Just endings, then, are just what’s right (pun intended). But where do sad endings come in? Happy ones? What of comedy and what of tragedy? Room for both exists within this rubric.

Tragedies, for the Christian, are explorations of the fallenness of man, of the world which we in Adam broke (Rom. 5:12, 8:22-23). The character fall and break through their own evil and through the evil of others. Comedies (in reference to the ending, not to humor) are explorations of the mercy of God, of His redemptive power, that even man, pervasively depraved4 as he is, can be sanctified. Great stories, in all likelihood, will have threads of both. In these stories, some men will run headlong into death, into tragedy (Prov. 26:27, 28:10). Some men, meanwhile, will by the grace of God reach happiness, though whether it becomes apparent upon earth depends on the tale. The death of a believer is, after all, as much a comedy for him (Luke 23:39-43) as it is a tragedy for the world and for those who harm him (Matt. 18:6; Luke 16:19-21).

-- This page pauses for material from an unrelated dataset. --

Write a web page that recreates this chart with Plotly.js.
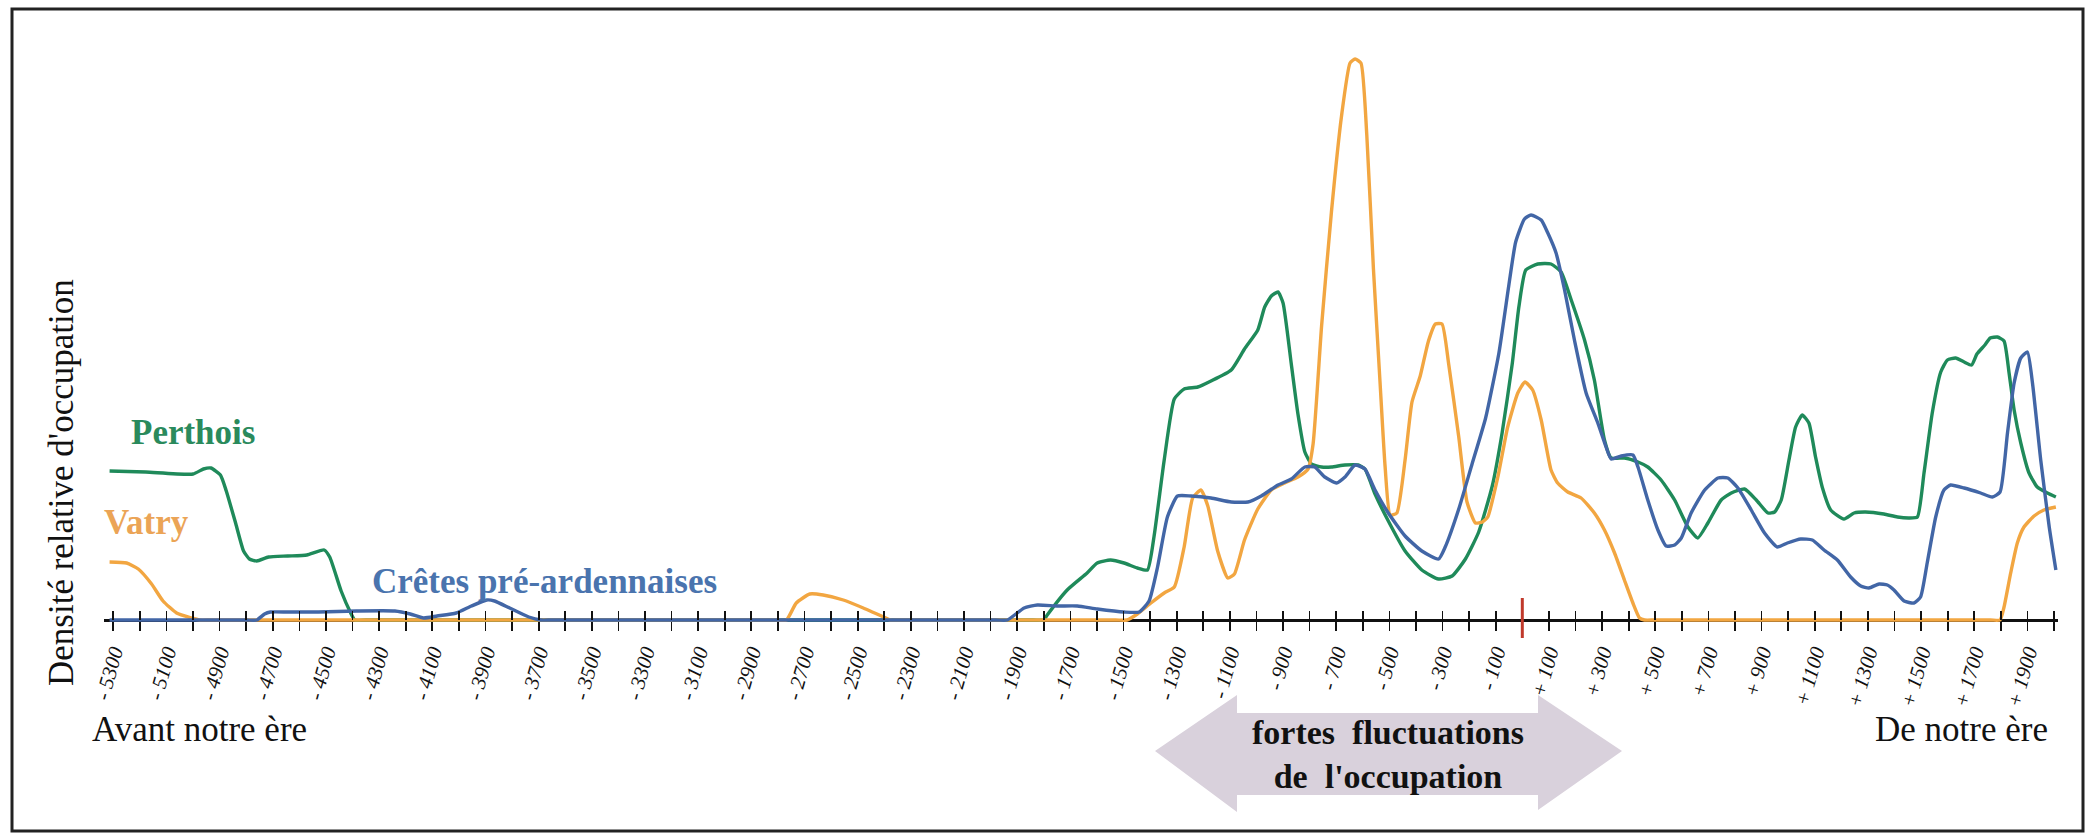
<!DOCTYPE html>
<html>
<head>
<meta charset="utf-8">
<script src="https://cdn.plot.ly/plotly-3.0.1.min.js"></script>
<style>html,body{margin:0;padding:0;background:#fff;}#chart{width:2086px;height:833px;}</style>
</head>
<body>
<div id="chart"></div>
<script>
// ---------- DATA (relative occupation density, arbitrary units) ----------
const perthoisYears = [-5314,-5178,-5000,-4961,-4933,-4897,-4875,-4839,-4810,-4788,-4760,-4716,-4644,-4572,-4507,-4486,-4443,-4407,-4392,-4350,
  -1840,-1800,-1787,-1712,-1637,-1599,-1549,-1498,-1448,-1410,-1385,-1347,-1309,-1272,-1221,-1171,-1095,-1045,-995,-969,-944,-919,-900,-869,-844,-818,-793,-755,-718,-667,-617,-592,-554,-504,-441,-378,-315,-264,-214,-164,-113,-76,-38,-13,
  13,58,108,146,184,234,271,309,334,384,435,472,522,573,623,660,698,748,786,836,880,924,949,974,1003,1028,1053,1078,1103,1128,1160,1210,1248,1291,1360,1411,1455,1486,1511,1542,1574,1599,1630,1662,1690,1710,1740,1760,1787,1812,1831,1850,1875,1906,1937,1975,2007];
const perthoisValues = [149,148,146,151,152,145,129,96,69,61,59,63,64,65,70,63,29,7,0,0,
  0,0,5,30,47,57,60,57,52,50,84,160,221,231,233,239,250,271,290,313,324,328,317,256,206,168,156,153,153,155,155,151,126,99,69,50,41,44,61,88,134,187,256,313,
  350,356,356,348,320,280,240,180,162,162,158,153,140,120,93,82,97,120,127,131,120,107,108,120,160,193,205,197,163,133,110,101,107,108,106,103,102,103,147,207,248,260,262,258,255,266,275,282,283,279,247,210,177,147,133,127,123];

const vatryYears = [-5314,-5250,-5206,-5156,-5113,-5062,-5005,-4976,-4930,
  -2810,-2768,-2731,-2680,-2630,-2554,-2479,-2403,-2378,-2340,
  -1530,-1487,-1448,-1397,-1347,-1309,-1272,-1240,-1209,-1183,-1146,-1108,-1083,-1045,-995,-944,-894,-844,-806,-787,-755,-718,-680,-648,-629,-607,-585,-560,-535,-516,-497,-472,-441,-415,-384,-353,-327,-302,-277,-239,-208,-176,-150,-130,-92,-55,-17,
  10,39,71,108,133,171,221,271,309,347,384,416,441,460,500,
  1760,1797,1812,1837,1862,1887,1925,1962,2007];
const vatryValues = [58,57,51,36,19,7,2,0,0,
  0,0,17,26,25,20,12,3,0,0,
  0,0,6,17,27,33,73,122,130,114,69,42,46,80,111,130,137,143,151,176,294,408,504,557,561,557,485,351,237,153,105,107,160,218,244,279,296,296,256,183,118,97,98,103,143,193,227,
  238,230,200,150,137,128,122,107,90,67,40,17,2,0,0,
  0,0,13,47,77,93,104,110,113];

const cretesYears = [-5314,-5250,-4800,-4760,-4731,-4709,-4644,-4529,-4385,-4241,-4183,-4133,-4082,-4010,-3953,-3895,-3866,-3809,-3737,-3693,-3650,
  -1980,-1937,-1874,-1824,-1750,-1674,-1599,-1498,-1441,-1404,-1372,-1335,-1297,-1246,-1171,-1095,-1032,-982,-919,-869,-818,-781,-743,-699,-667,-629,-592,-554,-504,-441,-378,-315,-290,-239,-189,-138,-88,-50,-25,
  8,33,71,96,127,159,196,240,284,315,334,372,416,435,472,510,541,573,598,635,686,736,773,811,861,911,959,997,1047,1091,1135,1185,1235,1273,1304,1342,1373,1398,1436,1473,1498,1523,1555,1586,1611,1662,1724,1768,1797,1825,1850,1875,1900,1919,1950,1982,2007];
const cretesValues = [0,0,0,0,6,8,8,8,9,9,6,2,4,7,14,20,19,12,3,0,0,
  0,0,12,15,14,14,11,8,8,19,53,103,124,124,122,118,118,124,135,141,153,153,143,137,143,155,151,130,107,84,69,61,73,111,156,202,267,336,378,
  401,405,400,387,367,330,280,227,197,173,161,164,165,153,120,90,74,75,82,107,130,142,142,132,110,87,73,77,81,80,70,60,43,34,32,36,35,30,19,17,23,57,103,130,135,132,127,123,128,187,237,262,268,237,160,93,50];

// tick labels (every 200 years), ticks every 100 years
const labelYears = [-5300,-5100,-4900,-4700,-4500,-4300,-4100,-3900,-3700,-3500,-3300,-3100,-2900,-2700,-2500,-2300,-2100,-1900,-1700,-1500,-1300,-1100,-900,-700,-500,-300,-100,100,300,500,700,900,1100,1300,1500,1700,1900];
const labelTexts = ['- 5300','- 5100','- 4900','- 4700','- 4500','- 4300','- 4100','- 3900','- 3700','- 3500','- 3300','- 3100','- 2900','- 2700','- 2500','- 2300','- 2100','- 1900','- 1700','- 1500','- 1300','- 1100','- 900','- 700','- 500','- 300','- 100','+ 100','+ 300','+ 500','+ 700','+ 900','+ 1100','+ 1300','+ 1500','+ 1700','+ 1900'];
const firstTick = -5300, lastTick = 2000, tickStep = 100;
const eraYear = 0;

// ---------- LAYOUT ----------
const W = 2086, H = 833;
const ZERO_PX = 620;                 // pixel row of the time axis
const yRange = [-(H - ZERO_PX), ZERO_PX];
const xRange = [-5335, 2015];
const xDomain = [104 / W, 2058 / W];
const px = v => v / W, py = v => 1 - v / H;

const tickVals = [], tickText = [];
for (let t = firstTick; t <= lastTick; t += tickStep) {
  tickVals.push(t);
  const i = labelYears.indexOf(t);
  tickText.push(i >= 0 ? labelTexts[i] : '');
}

const serif = "'Liberation Serif', 'Times New Roman', serif";
const cGreen = '#1f8a5a', cOrange = '#f2a641', cBlue = '#4266a6';

const traces = [
  {x: perthoisYears, y: perthoisValues, name: 'Perthois', type: 'scatter', mode: 'lines',
   line: {color: cGreen, width: 3.4, shape: 'spline', smoothing: 0.5}, hoverinfo: 'skip'},
  {x: vatryYears, y: vatryValues, name: 'Vatry', type: 'scatter', mode: 'lines',
   line: {color: cOrange, width: 3.4, shape: 'spline', smoothing: 0.5}, hoverinfo: 'skip'},
  {x: cretesYears, y: cretesValues, name: 'Crêtes pré-ardennaises', type: 'scatter', mode: 'lines',
   line: {color: cBlue, width: 3.4, shape: 'spline', smoothing: 0.5}, hoverinfo: 'skip'},
  {x: [], y: [], xaxis: 'x2', yaxis: 'y', type: 'scatter', mode: 'lines', showlegend: false, hoverinfo: 'skip'}
];

const arrowPts = [[1155,751],[1237,695],[1237,713],[1538,713],[1538,695],[1622,751],[1538,810],[1538,795],[1237,795],[1237,812]];
const arrowPath = 'M ' + arrowPts.map(p => px(p[0]) + ',' + py(p[1])).join(' L ') + ' Z';

const layout = {
  width: W, height: H,
  margin: {l: 0, r: 0, t: 0, b: 0, pad: 0},
  paper_bgcolor: '#ffffff', plot_bgcolor: '#ffffff',
  showlegend: false,
  xaxis: {
    domain: xDomain, range: xRange, anchor: 'free', position: (H - ZERO_PX) / H,
    showline: true, linecolor: '#111', linewidth: 2.8, layer: 'below traces',
    showgrid: false, zeroline: false,
    tickmode: 'array', tickvals: tickVals, ticktext: tickText,
    ticks: 'outside', ticklen: 9, tickwidth: 1.7, tickcolor: '#111',
    tickangle: -74, ticklabelstandoff: 1,
    tickfont: {family: serif, size: 21, style: 'italic', color: '#111'},
    fixedrange: true
  },
  xaxis2: {
    overlaying: 'x', anchor: 'free', position: (H - ZERO_PX) / H, range: xRange,
    tickmode: 'linear', tick0: firstTick, dtick: tickStep,
    ticks: 'inside', ticklen: 9, tickwidth: 1.7, tickcolor: '#111',
    showticklabels: false, showline: false, showgrid: false, zeroline: false, fixedrange: true
  },
  yaxis: {
    domain: [0, 1], range: yRange, visible: false, showgrid: false, zeroline: false, fixedrange: true
  },
  shapes: [
    {type: 'rect', xref: 'paper', yref: 'paper', x0: px(12), x1: px(2083), y0: py(831), y1: py(9),
     line: {color: '#222', width: 3}, fillcolor: 'rgba(0,0,0,0)', layer: 'below'},
    {type: 'path', xref: 'paper', yref: 'paper', path: arrowPath, fillcolor: '#d9d1dc', line: {width: 0}, layer: 'below'},
    {type: 'line', xref: 'x', yref: 'y', x0: eraYear, x1: eraYear, y0: -18, y1: 22,
     line: {color: '#c0392b', width: 3}}
  ],
  annotations: [
    {text: 'Perthois', xref: 'paper', yref: 'paper', x: px(129), y: py(432), xanchor: 'left', yanchor: 'middle',
     showarrow: false, font: {family: serif, size: 35, weight: 'bold', color: '#2a8a5c'}},
    {text: 'Vatry', xref: 'paper', yref: 'paper', x: px(102), y: py(522), xanchor: 'left', yanchor: 'middle',
     showarrow: false, font: {family: serif, size: 35, weight: 'bold', color: '#eba456'}},
    {text: 'Crêtes pré-ardennaises', xref: 'paper', yref: 'paper', x: px(370), y: py(581), xanchor: 'left', yanchor: 'middle',
     showarrow: false, font: {family: serif, size: 35, weight: 'bold', color: '#4a74ae'}},
    {text: "Densité relative d'occupation", xref: 'paper', yref: 'paper', x: px(61), y: py(483), xanchor: 'center', yanchor: 'middle',
     textangle: -90, showarrow: false, font: {family: serif, size: 35, color: '#111'}},
    {text: 'Avant notre ère', xref: 'paper', yref: 'paper', x: px(90), y: py(729), xanchor: 'left', yanchor: 'middle',
     showarrow: false, font: {family: serif, size: 35, color: '#111'}},
    {text: 'De notre ère', xref: 'paper', yref: 'paper', x: px(2050), y: py(729), xanchor: 'right', yanchor: 'middle',
     showarrow: false, font: {family: serif, size: 35, color: '#111'}},
    {text: 'fortes\u00a0 fluctuations<br>de\u00a0 l\'occupation', xref: 'paper', yref: 'paper', x: px(1388), y: py(754),
     xanchor: 'center', yanchor: 'middle', align: 'center', showarrow: false,
     font: {family: serif, size: 34, weight: 'bold', color: '#111'}}
  ]
};

Plotly.newPlot('chart', traces, layout, {displayModeBar: false, staticPlot: true});
</script>
</body>
</html>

God’s world shall end someday, and the fire which today refines His saints (Zech. 13:9) shall be turned in full upon His foes, for their detriment and not their healing (Rev. 20:12-13); we shall then see Him in glory and rejoice (Rev. 21:2). Till then (and perhaps, though we do not now know, afterwards as well) we have been given the ability to write stories which proclaim Him, which, if sometimes in the way of the patriarchs instead of the apostles, which proclaim Christ and Him crucified (1 Cor. 2:2). Let us rejoice at this high calling and be humbled for its beauty, that He gives us the tools with which to reach heights we alone would spurn to climb.

God bless.

Footnotes:

1 – Entire libraries have been written on this paragraph’s topic, particularly if we include governmental and ecclesiastical justice. Today, this definition should suffice.

2 – ‘Secondary creation’ is a term you’ll see me using a lot. It derives from Tolkien’s brilliant essay “On Fairy-Stories” (available here for free or here on Amazon), wherein he uses it to describe the process of creating (via writing) a fantasy world, creating a second creation subordinate to the one we are a part of. I use it, more generally than Tolkien, for any work of fiction, not just fairy-stories or fantasy. I highly recommend the original essay to any aspiring author, if only for his masterful observations vis a vis the story of the Gospels. If you’re curious about my use of it, an article on it will go up relatively soon here.

3 – You can find the paragraph in question here or the whole article here: (Part One) (Part Two).

4 – My preferred term for what most term ‘total depravity’ and what R.C. Sproul termed ‘radical depravity’.